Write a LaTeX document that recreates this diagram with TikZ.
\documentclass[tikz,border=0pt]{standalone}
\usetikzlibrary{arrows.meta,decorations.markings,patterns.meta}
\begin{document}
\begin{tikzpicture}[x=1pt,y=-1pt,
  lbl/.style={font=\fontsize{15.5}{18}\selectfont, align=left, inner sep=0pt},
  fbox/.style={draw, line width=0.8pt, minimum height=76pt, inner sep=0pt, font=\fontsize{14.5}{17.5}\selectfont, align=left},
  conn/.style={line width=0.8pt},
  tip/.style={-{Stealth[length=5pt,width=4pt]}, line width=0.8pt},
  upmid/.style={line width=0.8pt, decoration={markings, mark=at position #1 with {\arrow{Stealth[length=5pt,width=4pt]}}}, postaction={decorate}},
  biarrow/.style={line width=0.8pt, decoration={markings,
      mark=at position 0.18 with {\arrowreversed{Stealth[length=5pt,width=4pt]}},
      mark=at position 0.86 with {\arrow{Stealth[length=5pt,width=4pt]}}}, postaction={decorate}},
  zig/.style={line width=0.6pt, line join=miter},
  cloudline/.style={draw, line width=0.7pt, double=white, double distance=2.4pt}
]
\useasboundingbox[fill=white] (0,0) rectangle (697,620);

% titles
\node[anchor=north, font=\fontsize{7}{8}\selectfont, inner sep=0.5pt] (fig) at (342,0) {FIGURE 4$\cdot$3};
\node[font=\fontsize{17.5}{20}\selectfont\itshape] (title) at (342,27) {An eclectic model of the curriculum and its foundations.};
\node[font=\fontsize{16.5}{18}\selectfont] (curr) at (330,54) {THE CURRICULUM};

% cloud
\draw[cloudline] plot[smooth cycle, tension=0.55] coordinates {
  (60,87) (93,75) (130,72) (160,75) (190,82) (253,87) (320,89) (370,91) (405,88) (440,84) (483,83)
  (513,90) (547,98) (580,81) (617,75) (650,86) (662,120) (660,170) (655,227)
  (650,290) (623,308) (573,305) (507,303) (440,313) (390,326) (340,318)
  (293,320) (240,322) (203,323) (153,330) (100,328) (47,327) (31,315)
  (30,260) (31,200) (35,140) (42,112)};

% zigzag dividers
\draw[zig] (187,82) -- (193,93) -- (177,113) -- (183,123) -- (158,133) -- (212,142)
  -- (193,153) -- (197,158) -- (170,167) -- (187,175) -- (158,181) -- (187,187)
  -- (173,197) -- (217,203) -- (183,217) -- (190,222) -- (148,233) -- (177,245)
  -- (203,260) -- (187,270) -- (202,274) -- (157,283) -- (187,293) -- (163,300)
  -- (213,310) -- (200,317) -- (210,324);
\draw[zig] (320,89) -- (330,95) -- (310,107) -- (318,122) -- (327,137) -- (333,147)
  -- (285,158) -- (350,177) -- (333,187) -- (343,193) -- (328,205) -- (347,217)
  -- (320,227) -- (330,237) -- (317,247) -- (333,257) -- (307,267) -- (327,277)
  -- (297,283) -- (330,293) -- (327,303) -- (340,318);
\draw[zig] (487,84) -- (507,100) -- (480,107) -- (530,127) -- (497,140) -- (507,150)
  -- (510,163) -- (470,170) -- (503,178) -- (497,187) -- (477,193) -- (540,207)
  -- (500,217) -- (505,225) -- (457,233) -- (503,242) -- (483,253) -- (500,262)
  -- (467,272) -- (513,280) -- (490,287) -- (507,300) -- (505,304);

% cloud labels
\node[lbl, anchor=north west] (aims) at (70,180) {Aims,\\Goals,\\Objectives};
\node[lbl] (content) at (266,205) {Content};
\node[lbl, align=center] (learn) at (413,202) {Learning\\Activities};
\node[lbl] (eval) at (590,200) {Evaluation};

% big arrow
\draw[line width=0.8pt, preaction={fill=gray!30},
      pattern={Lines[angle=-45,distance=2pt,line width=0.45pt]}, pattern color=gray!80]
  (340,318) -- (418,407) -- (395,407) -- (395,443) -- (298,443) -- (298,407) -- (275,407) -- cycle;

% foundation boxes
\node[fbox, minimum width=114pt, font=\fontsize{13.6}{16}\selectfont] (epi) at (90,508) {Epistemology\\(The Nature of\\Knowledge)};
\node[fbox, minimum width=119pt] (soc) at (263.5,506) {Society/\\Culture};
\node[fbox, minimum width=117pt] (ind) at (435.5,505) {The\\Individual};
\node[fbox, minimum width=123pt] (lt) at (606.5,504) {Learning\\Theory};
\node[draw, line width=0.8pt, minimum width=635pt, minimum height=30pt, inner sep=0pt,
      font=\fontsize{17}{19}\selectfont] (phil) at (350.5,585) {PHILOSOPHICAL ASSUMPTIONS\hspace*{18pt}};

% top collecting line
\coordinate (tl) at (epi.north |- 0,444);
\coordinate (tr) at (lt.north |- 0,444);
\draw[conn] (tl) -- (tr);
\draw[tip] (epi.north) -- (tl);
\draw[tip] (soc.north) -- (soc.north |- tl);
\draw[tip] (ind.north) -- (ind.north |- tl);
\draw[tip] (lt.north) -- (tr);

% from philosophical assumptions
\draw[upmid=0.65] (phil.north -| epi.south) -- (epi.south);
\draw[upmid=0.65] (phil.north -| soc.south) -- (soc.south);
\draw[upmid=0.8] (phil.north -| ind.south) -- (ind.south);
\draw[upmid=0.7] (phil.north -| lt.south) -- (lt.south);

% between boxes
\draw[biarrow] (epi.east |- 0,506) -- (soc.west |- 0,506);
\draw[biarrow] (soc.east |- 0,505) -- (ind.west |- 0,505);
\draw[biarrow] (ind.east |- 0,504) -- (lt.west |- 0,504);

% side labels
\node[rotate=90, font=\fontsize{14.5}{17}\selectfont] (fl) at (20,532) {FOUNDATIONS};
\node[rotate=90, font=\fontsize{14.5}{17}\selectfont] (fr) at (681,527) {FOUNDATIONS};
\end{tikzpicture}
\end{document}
...
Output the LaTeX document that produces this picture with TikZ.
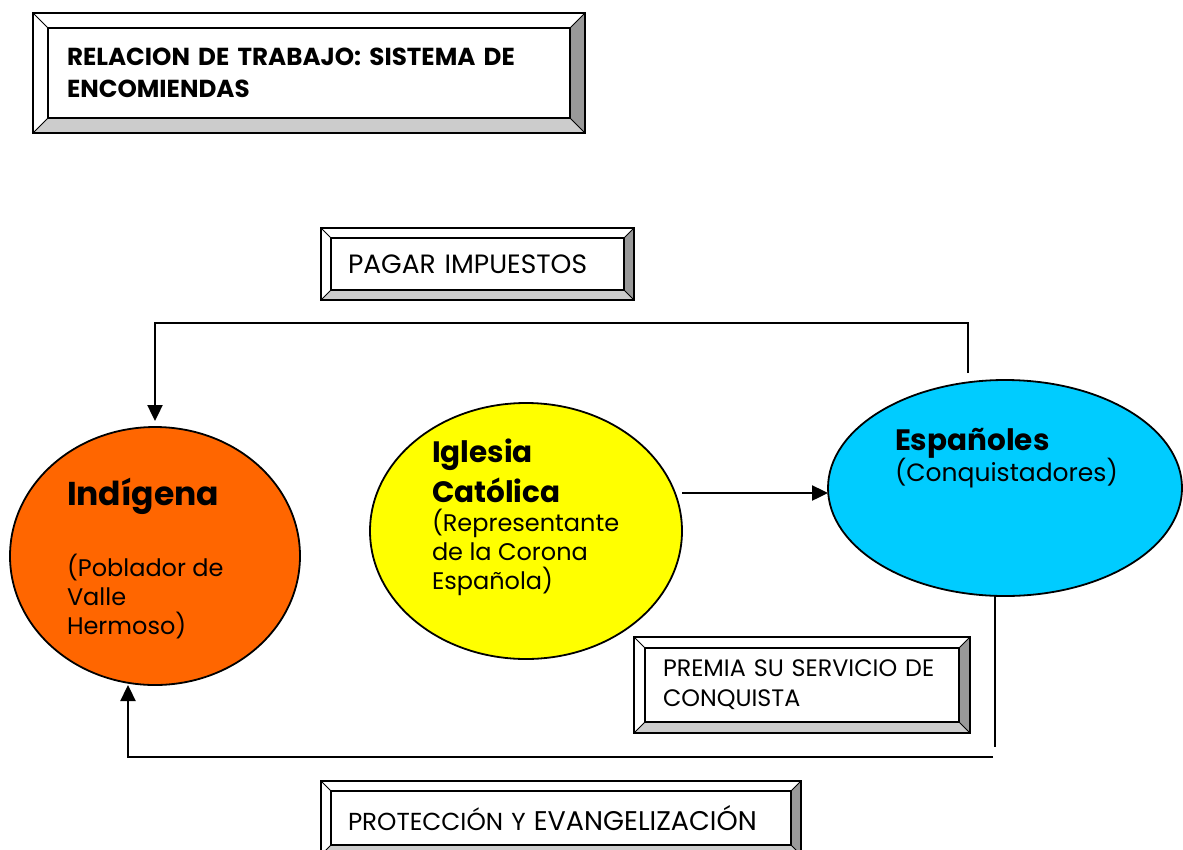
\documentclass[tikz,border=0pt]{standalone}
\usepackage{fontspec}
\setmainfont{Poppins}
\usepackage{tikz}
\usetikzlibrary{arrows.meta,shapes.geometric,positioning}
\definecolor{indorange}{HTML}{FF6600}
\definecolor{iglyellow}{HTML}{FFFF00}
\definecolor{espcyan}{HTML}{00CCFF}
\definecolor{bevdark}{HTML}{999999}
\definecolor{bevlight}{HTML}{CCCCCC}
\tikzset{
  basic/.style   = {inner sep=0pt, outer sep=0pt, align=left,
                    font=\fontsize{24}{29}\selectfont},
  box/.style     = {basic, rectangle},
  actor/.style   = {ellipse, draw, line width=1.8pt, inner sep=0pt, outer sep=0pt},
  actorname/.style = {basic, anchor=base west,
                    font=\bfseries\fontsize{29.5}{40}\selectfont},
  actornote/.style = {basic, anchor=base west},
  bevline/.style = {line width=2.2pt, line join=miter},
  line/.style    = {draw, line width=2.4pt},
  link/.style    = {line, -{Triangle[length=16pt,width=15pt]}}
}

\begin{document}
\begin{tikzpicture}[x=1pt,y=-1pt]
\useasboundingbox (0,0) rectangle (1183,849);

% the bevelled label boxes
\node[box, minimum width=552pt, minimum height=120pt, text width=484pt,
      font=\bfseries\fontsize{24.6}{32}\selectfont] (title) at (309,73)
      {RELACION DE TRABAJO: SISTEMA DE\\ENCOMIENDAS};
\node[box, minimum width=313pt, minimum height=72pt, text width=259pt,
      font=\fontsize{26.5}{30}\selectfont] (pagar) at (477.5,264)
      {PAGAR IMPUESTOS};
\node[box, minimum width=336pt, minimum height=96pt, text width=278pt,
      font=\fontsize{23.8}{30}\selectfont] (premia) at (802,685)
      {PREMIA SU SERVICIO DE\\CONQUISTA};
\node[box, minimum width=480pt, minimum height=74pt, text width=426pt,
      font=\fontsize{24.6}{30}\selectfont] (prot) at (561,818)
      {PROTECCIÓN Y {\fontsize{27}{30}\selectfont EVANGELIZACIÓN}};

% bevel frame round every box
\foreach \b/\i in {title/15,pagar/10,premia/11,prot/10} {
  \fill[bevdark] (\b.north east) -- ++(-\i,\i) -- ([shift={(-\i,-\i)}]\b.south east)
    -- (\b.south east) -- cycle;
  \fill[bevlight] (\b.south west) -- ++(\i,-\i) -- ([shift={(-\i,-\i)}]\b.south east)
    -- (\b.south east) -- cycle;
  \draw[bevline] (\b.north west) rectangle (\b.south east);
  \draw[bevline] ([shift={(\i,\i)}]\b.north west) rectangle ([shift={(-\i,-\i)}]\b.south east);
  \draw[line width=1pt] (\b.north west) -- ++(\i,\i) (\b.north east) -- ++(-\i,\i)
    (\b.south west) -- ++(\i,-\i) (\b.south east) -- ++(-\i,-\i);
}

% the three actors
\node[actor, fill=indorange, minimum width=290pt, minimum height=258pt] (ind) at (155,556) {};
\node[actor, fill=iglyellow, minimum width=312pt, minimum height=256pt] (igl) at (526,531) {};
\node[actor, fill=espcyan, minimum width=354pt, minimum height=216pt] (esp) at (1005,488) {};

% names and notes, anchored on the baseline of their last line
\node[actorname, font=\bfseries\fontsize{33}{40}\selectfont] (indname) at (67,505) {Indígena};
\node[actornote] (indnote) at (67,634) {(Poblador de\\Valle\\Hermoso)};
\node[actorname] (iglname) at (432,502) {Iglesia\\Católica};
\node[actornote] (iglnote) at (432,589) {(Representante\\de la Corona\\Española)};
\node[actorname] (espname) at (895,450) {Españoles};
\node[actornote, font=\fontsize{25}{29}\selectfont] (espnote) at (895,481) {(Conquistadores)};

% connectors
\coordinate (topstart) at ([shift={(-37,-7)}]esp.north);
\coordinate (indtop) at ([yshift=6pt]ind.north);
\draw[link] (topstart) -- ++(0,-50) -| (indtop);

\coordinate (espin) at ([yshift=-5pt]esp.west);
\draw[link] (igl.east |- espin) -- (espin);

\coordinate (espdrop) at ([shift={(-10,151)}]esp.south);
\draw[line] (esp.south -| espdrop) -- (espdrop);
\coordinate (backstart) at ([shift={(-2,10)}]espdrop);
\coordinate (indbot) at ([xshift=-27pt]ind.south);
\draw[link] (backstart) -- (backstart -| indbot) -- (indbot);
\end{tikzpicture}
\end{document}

**WRITTEN TASK:** Return each full line of the entries that contains the word "with".

**PROBLEM SOLUTION:**
Write a LaTeX document that recreates this diagram with TikZ.
  upmid/.style={line width=0.8pt, decoration={markings, mark=at position #1 with {\arrow{Stealth[length=5pt,width=4pt]}}}, postaction={decorate}},
      mark=at position 0.18 with {\arrowreversed{Stealth[length=5pt,width=4pt]}},
      mark=at position 0.86 with {\arrow{Stealth[length=5pt,width=4pt]}}}, postaction={decorate}},
Output the LaTeX document that produces this picture with TikZ.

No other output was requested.